Sincerity and Authenticity: Othello and Desdemona again

TNR's The Plank has this short post today, trying to define the nature of the difference between Hillary Clinton and Barack Obama. The only reason I'm excited about is that it seems to clarify and complement a post I wrote some time ago about the very same subject and which as far as I can tell from my site meter gauge, no one except for me read ...

Sincerity and Authenticity

Adam Kirsch has an excellent piece today on the Arts & Letters page of The New York Sun comparing Barack Obama’s and Hillary Clinton’s memoirs. Jason recently excavated the books’ backstories, but the critic Kirsch addresses their surfaces. Using Lionel Trilling’s “Sincerity and Authenticity” as a lens, he ascribes the former attribute to Clinton and the latter to Obama:

Sincerity "implies a public end": It can only be manifested in relation to other people, because it involves meaning in your heart what you say aloud. Authenticity, on the other hand, is a private virtue, or still more emphatically, an anti-public one, since it regards all intercourse with other people as potentially deceptive. If sincerity is saying what you mean, authenticity is being what you are.Each virtue, however, contains a pitfall: “"[I]f the vice of sincerity is self-pity, the vice of authenticity is narcissism."

It’s interesting and fortunate for Obama that his and Clinton’s vices are complimentary rather than opposed: His surge may have fostered a certain arrogance, but it has been far less dramatic than the litany of excuses with which Clinton and her campaign have tried to dismiss him. Kirsch writes that “the overreliance of Mr. Obama's campaign on his personal charisma is already emerging as the favorite target of his opponents,” but Clinton’s line of attack has been so scattershot that if often just comes off as an elaborate, accidental exhibition of self-pity.

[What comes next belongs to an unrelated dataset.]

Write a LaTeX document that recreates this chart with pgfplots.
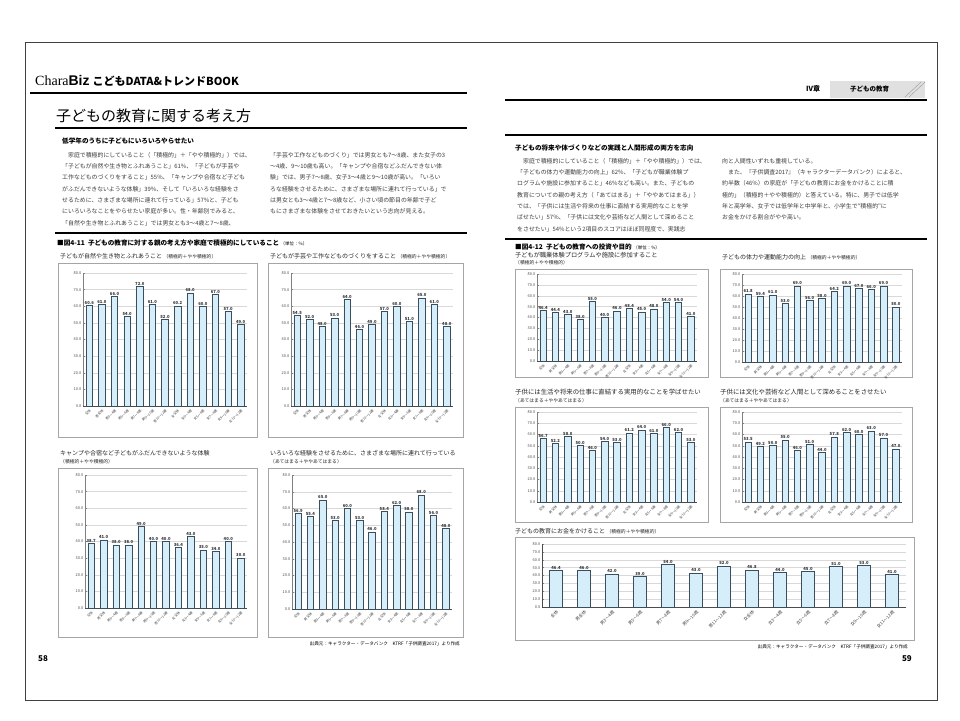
\documentclass[border=0pt]{standalone}
\usepackage{pgfplots}
\pgfplotsset{compat=1.18}
\usepackage{fontspec}
\setmainfont{Noto Sans CJK JP}
\newfontfamily\serifen{Liberation Serif}
\newfontfamily\sansen{Liberation Sans}
\definecolor{barfill}{RGB}{214,238,250}
\definecolor{bardraw}{RGB}{58,79,94}
\definecolor{gridc}{RGB}{217,217,217}
\definecolor{boxc}{RGB}{165,165,165}
\definecolor{txt}{RGB}{60,60,60}
\newcommand\fs[1]{\fontsize{#1}{#1}\selectfont}
\pgfplotsset{
  mini/.style={
    scale only axis, anchor=south west,
    ybar, bar width=6.5pt,
    ymin=0, ymax=80, ytick={0,10,...,80},
    xmin=-0.5, xmax=12.5, xtick={0,...,12},
    xticklabels={全体,男全体,男3～4歳,男5～6歳,男7～8歳,男9～10歳,男11～12歳,女全体,女3～4歳,女5～6歳,女7～8歳,女9～10歳,女11～12歳},
    axis x line*=bottom, axis y line*=left,
    ymajorgrids, grid style={gridc, line width=0.5pt},
    x axis line style={black!70, line width=0.7pt, -},
    y axis line style={black!50, line width=0.5pt, -},
    xtick style={draw=none},
    ytick style={black!50, line width=0.4pt},
    major tick length=2pt,
    /pgf/number format/assume math mode=true,
    yticklabel={\pgfmathprintnumber[fixed,fixed zerofill,precision=1]{\tick}},
    yticklabel style={font=\fs{3.9}, text=black!70, inner sep=1.5pt},
    xticklabel style={font=\fs{3.3}, text=black!75, rotate=45, anchor=north east, inner sep=0.6pt},
    nodes near coords={\pgfmathprintnumber[fixed,fixed zerofill,precision=1]{\pgfplotspointmeta}},
    every node near coord/.append style={font=\bfseries\fs{4.2}, text=black!80, inner sep=0.8pt},
    clip=false,
  },
  barsty/.style={fill=barfill, draw=bardraw, line width=0.6pt},
}
\begin{document}
\begin{tikzpicture}[x=1pt,y=1pt]
\fill[white] (0,0) rectangle (960,-720);
\path[use as bounding box] (0,0) rectangle (960,-720);
% page frame
\draw[black!75, line width=0.8pt] (25,-42) rectangle (937,-700);
% ---------- left page header ----------
\node[anchor=west, inner sep=0] at (35,-81) {{\serifen\fs{14}Chara}{\sansen\bfseries\fs{14}Biz}\hspace{3pt}{\bfseries\fs{11}こどもDATA\&トレンドBOOK}};
\draw[black, line width=1.3pt] (30,-93) -- (467,-93);
\node[anchor=west, inner sep=0] at (56,-116) {\fs{15}子どもの教育に関する考え方};
\draw[black, line width=1.3pt] (55,-128) -- (467,-128);
\node[anchor=west, inner sep=0] at (62,-141) {\bfseries\fs{6.6}低学年のうちに子どもにいろいろやらせたい};
\begin{scope}[every node/.style={anchor=west, inner sep=0, font=\fs{5.9}, text=txt}]
\node at (62,-155) {　家庭で積極的にしていること（「積極的」＋「やや積極的」）では、};
\node at (62,-166.3) {「子どもが自然や生き物とふれあうこと」61\%、「子どもが手芸や};
\node at (62,-177.6) {工作などものづくりをすること」55\%、「キャンプや合宿など子ども};
\node at (62,-188.9) {がふだんできないような体験」39\%、そして「いろいろな経験をさ};
\node at (62,-200.2) {せるために、さまざまな場所に連れて行っている」57\%と、子ども};
\node at (62,-211.5) {にいろいろなことをやらせたい家庭が多い。性・年齢別でみると、};
\node at (62,-222.8) {「自然や生き物とふれあうこと」では男女とも3～4歳と7～8歳、};
\node at (270,-155) {「手芸や工作などものづくり」では男女とも7～8歳、また女子の3};
\node at (270,-166.3) {～4歳、9～10歳も高い。「キャンプや合宿などふだんできない体};
\node at (270,-177.6) {験」では、男子7～8歳、女子3～4歳と9～10歳が高い。「いろい};
\node at (270,-188.9) {ろな経験をさせるために、さまざまな場所に連れて行っている」で};
\node at (270,-200.2) {は男女とも3～4歳と7～8歳など、小さい頃の節目の年齢で子ど};
\node at (270,-211.5) {もにさまざまな体験をさせておきたいという志向が見える。};
\end{scope}
\draw[black, line width=1.5pt] (55,-233) -- (467,-233);
\node[anchor=west, inner sep=0] at (57,-243) {\bfseries\fs{6.6}■図4-11\ \ 子どもの教育に対する親の考え方や家庭で積極的にしていること\ {\mdseries\fs{4.5}（単位：\%）}};
% ---------- right page header ----------
\node[anchor=west, inner sep=0] at (806,-89) {\bfseries\fs{7}Ⅳ章};
\fill[black!12] (830,-81) rectangle (925,-98);
\draw[black!40, line width=0.4pt] (905,-97) -- (921,-82) (909,-97) -- (925,-82);
\node[anchor=west, inner sep=0] at (850,-89.5) {\bfseries\fs{6.5}子どもの教育};
\draw[black, line width=1.3pt] (505,-100) -- (927,-100);
\draw[black, line width=1.5pt] (505,-135) -- (927,-135);
\node[anchor=west, inner sep=0] at (515,-148) {\bfseries\fs{6.6}子どもの将来や体づくりなどの実践と人間形成の両方を志向};
\begin{scope}[every node/.style={anchor=west, inner sep=0, font=\fs{5.9}, text=txt}]
\node at (517,-161) {　家庭で積極的にしていること（「積極的」＋「やや積極的」）では、};
\node at (517,-172.3) {「子どもの体力や運動能力の向上」62\%、「子どもが職業体験プ};
\node at (517,-183.6) {ログラムや施設に参加すること」46\%なども高い。また、子どもの};
\node at (517,-194.9) {教育についての親の考え方（「あてはまる」＋「ややあてはまる」）};
\node at (517,-206.2) {では、「子供には生活や将来の仕事に直結する実用的なことを学};
\node at (517,-217.5) {ばせたい」57\%、「子供には文化や芸術など人間として深めること};
\node at (517,-228.8) {をさせたい」54\%という2項目のスコアはほぼ同程度で、実践志};
\node at (722,-161) {向と人間性いずれも重視している。};
\node at (722,-172.3) {　また、『子供調査2017』（キャラクターデータバンク）によると、};
\node at (722,-183.6) {約半数（46\%）の家庭が「子どもの教育にお金をかけることに積};
\node at (722,-194.9) {極的」（積極的＋やや積極的）と答えている。特に、男子では低学};
\node at (722,-206.2) {年と高学年、女子では低学年と中学年と、小学生で“積極的”に};
\node at (722,-217.5) {お金をかける割合がやや高い。};
\end{scope}
\draw[black, line width=1.5pt] (505,-239) -- (927,-239);
\node[anchor=west, inner sep=0] at (515,-247) {\bfseries\fs{6.6}■図4-12\ \ 子どもの教育への投資や目的\ {\mdseries\fs{4.5}（単位：\%）}};
% ---------- chart boxes ----------
\begin{scope}[boxc, line width=0.6pt]
\draw (58,-263) rectangle (257,-437);
\draw (268,-263) rectangle (463,-437);
\draw (58,-468) rectangle (257,-637);
\draw (268,-468) rectangle (463,-637);
\draw (515,-269) rectangle (708,-377);
\draw (720,-269) rectangle (912,-377);
\draw (515,-407) rectangle (708,-522);
\draw (720,-407) rectangle (912,-522);
\draw (515,-537) rectangle (914,-640);
\end{scope}
% ---------- chart titles ----------
\begin{scope}[every node/.style={anchor=west, inner sep=0, text=black!85}]
\node at (60,-256) {\fs{6}子どもが自然や生き物とふれあうこと\ {\fs{4.8}（積極的＋やや積極的）}};
\node at (270,-256) {\fs{6}子どもが手芸や工作などものづくりをすること\ {\fs{4.8}（積極的＋やや積極的）}};
\node at (60,-453) {\fs{6}キャンプや合宿など子どもがふだんできないような体験};
\node at (60,-461.5) {\fs{4.8}（積極的＋やや積極的）};
\node at (270,-453) {\fs{6}いろいろな経験をさせるために、さまざまな場所に連れて行っている};
\node at (270,-461.5) {\fs{4.8}（あてはまる＋ややあてはまる）};
\node at (515,-255) {\fs{6.2}子どもが職業体験プログラムや施設に参加すること};
\node at (515,-263) {\fs{4.8}（積極的＋やや積極的）};
\node at (722,-257) {\fs{6}子どもの体力や運動能力の向上\ {\fs{4.8}（積極的＋やや積極的）}};
\node at (515,-392) {\fs{6.4}子供には生活や将来の仕事に直結する実用的なことを学ばせたい};
\node at (515,-400.5) {\fs{4.8}（あてはまる＋ややあてはまる）};
\node at (720,-392) {\fs{6.4}子供には文化や芸術など人間として深めることをさせたい};
\node at (720,-400.5) {\fs{4.8}（あてはまる＋ややあてはまる）};
\node at (515,-531) {\fs{6}子どもの教育にお金をかけること\ {\fs{4.8}（積極的＋やや積極的）}};
\end{scope}
% sources and page numbers
\node[anchor=east, inner sep=0] at (460,-644) {\fs{4.6}出典元：キャラクター・データバンク\quad KTRF「子供調査2017」より作成};
\node[anchor=east, inner sep=0] at (908,-647) {\fs{4.6}出典元：キャラクター・データバンク\quad KTRF「子供調査2017」より作成};
\node[anchor=west, inner sep=0] at (38,-659) {\bfseries\fs{8}58};
\node[anchor=east, inner sep=0] at (912,-659) {\bfseries\fs{8}59};
% ---------- charts ----------
\begin{axis}[mini, at={(83pt,-406pt)}, width=164pt, height=133pt]
\addplot[barsty] coordinates {(0,60.6) (1,61.0) (2,66.0) (3,54.0) (4,72.0) (5,61.0) (6,52.0) (7,60.2) (8,68.0) (9,60.0) (10,67.0) (11,57.0) (12,49.0)};
\end{axis}
\begin{axis}[mini, at={(291pt,-406pt)}, width=162pt, height=133pt]
\addplot[barsty] coordinates {(0,54.5) (1,52.0) (2,48.0) (3,53.0) (4,64.0) (5,46.0) (6,49.0) (7,57.0) (8,60.0) (9,51.0) (10,65.0) (11,61.0) (12,48.0)};
\end{axis}
\begin{axis}[mini, at={(85pt,-608pt)}, width=162pt, height=133pt]
\addplot[barsty] coordinates {(0,38.7) (1,41.0) (2,38.0) (3,38.0) (4,49.0) (5,40.0) (6,40.0) (7,36.4) (8,43.0) (9,35.0) (10,34.0) (11,40.0) (12,30.0)};
\end{axis}
\begin{axis}[mini, at={(292pt,-609pt)}, width=160pt, height=134pt]
\addplot[barsty] coordinates {(0,56.9) (1,55.4) (2,65.0) (3,53.0) (4,60.0) (5,53.0) (6,46.0) (7,58.4) (8,62.0) (9,58.0) (10,68.0) (11,56.0) (12,48.0)};
\end{axis}
\begin{axis}[mini, at={(537pt,-361pt)}, width=160pt, height=87pt]
\addplot[barsty] coordinates {(0,46.4) (1,44.4) (2,43.0) (3,38.0) (4,55.0) (5,40.0) (6,46.0) (7,48.4) (8,45.0) (9,48.0) (10,54.0) (11,54.0) (12,41.0)};
\end{axis}
\begin{axis}[mini, at={(742pt,-362pt)}, width=160pt, height=88pt]
\addplot[barsty] coordinates {(0,61.8) (1,59.4) (2,61.0) (3,53.0) (4,69.0) (5,56.0) (6,58.0) (7,64.2) (8,69.0) (9,67.0) (10,66.0) (11,69.0) (12,50.0)};
\end{axis}
\begin{axis}[mini, at={(537pt,-502pt)}, width=160pt, height=90pt]
\addplot[barsty] coordinates {(0,56.7) (1,52.2) (2,58.0) (3,50.0) (4,46.0) (5,54.0) (6,53.0) (7,61.2) (8,64.0) (9,61.0) (10,66.0) (11,62.0) (12,53.0)};
\end{axis}
\begin{axis}[mini, at={(742pt,-502pt)}, width=160pt, height=90pt]
\addplot[barsty] coordinates {(0,53.5) (1,49.2) (2,50.0) (3,55.0) (4,46.0) (5,51.0) (6,44.0) (7,57.8) (8,62.0) (9,60.0) (10,63.0) (11,57.0) (12,47.0)};
\end{axis}
\begin{axis}[mini, at={(542pt,-607pt)}, width=364pt, height=63pt, bar width=13pt, y axis line style={black!70, line width=0.7pt, -}, xticklabel style={font=\fs{4.3}}]
\addplot[barsty, line width=0.8pt] coordinates {(0,46.4) (1,46.0) (2,42.0) (3,39.0) (4,54.0) (5,43.0) (6,52.0) (7,46.8) (8,44.0) (9,45.0) (10,51.0) (11,53.0) (12,41.0)};
\end{axis}
\end{tikzpicture}
\end{document}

I have long been preoccupied by these two terms. I tend to conflate sincerity with passion and sentimentality, and therefore with an anti-intellectual element in our human make-up. Authenticity is a much darker and deeper kind of "genuineness" which combines cool-headed analysis with a generally ironic (though by no means unsympathetic) view of human relations with events and words. According to this definition, Hannah Arendt's type of writing is authentic. Martha Nussbaum's - sincere (minus the sentimentality). Charlotte Bronte's fiction would be, then, sincere, while Jane Austen's - authentic. Each of these author's writing is intrude occasionally by the other's definitive trait: For example, Austen's Mansfield Park seems at times to echo Jane Eyre. Anne Carson combines the two qualities easily and without conflict. Arendt's moments of sincere emotional expressions are surprising and beautiful all the more because of her usual ironical restraint.

Whether these can neatly define and contrast the two presidential hopefuls, I don't know. But in that debate i was talking about, the difference between Obama's Desdemona and Clinton's Othello exemplified these two perfectly.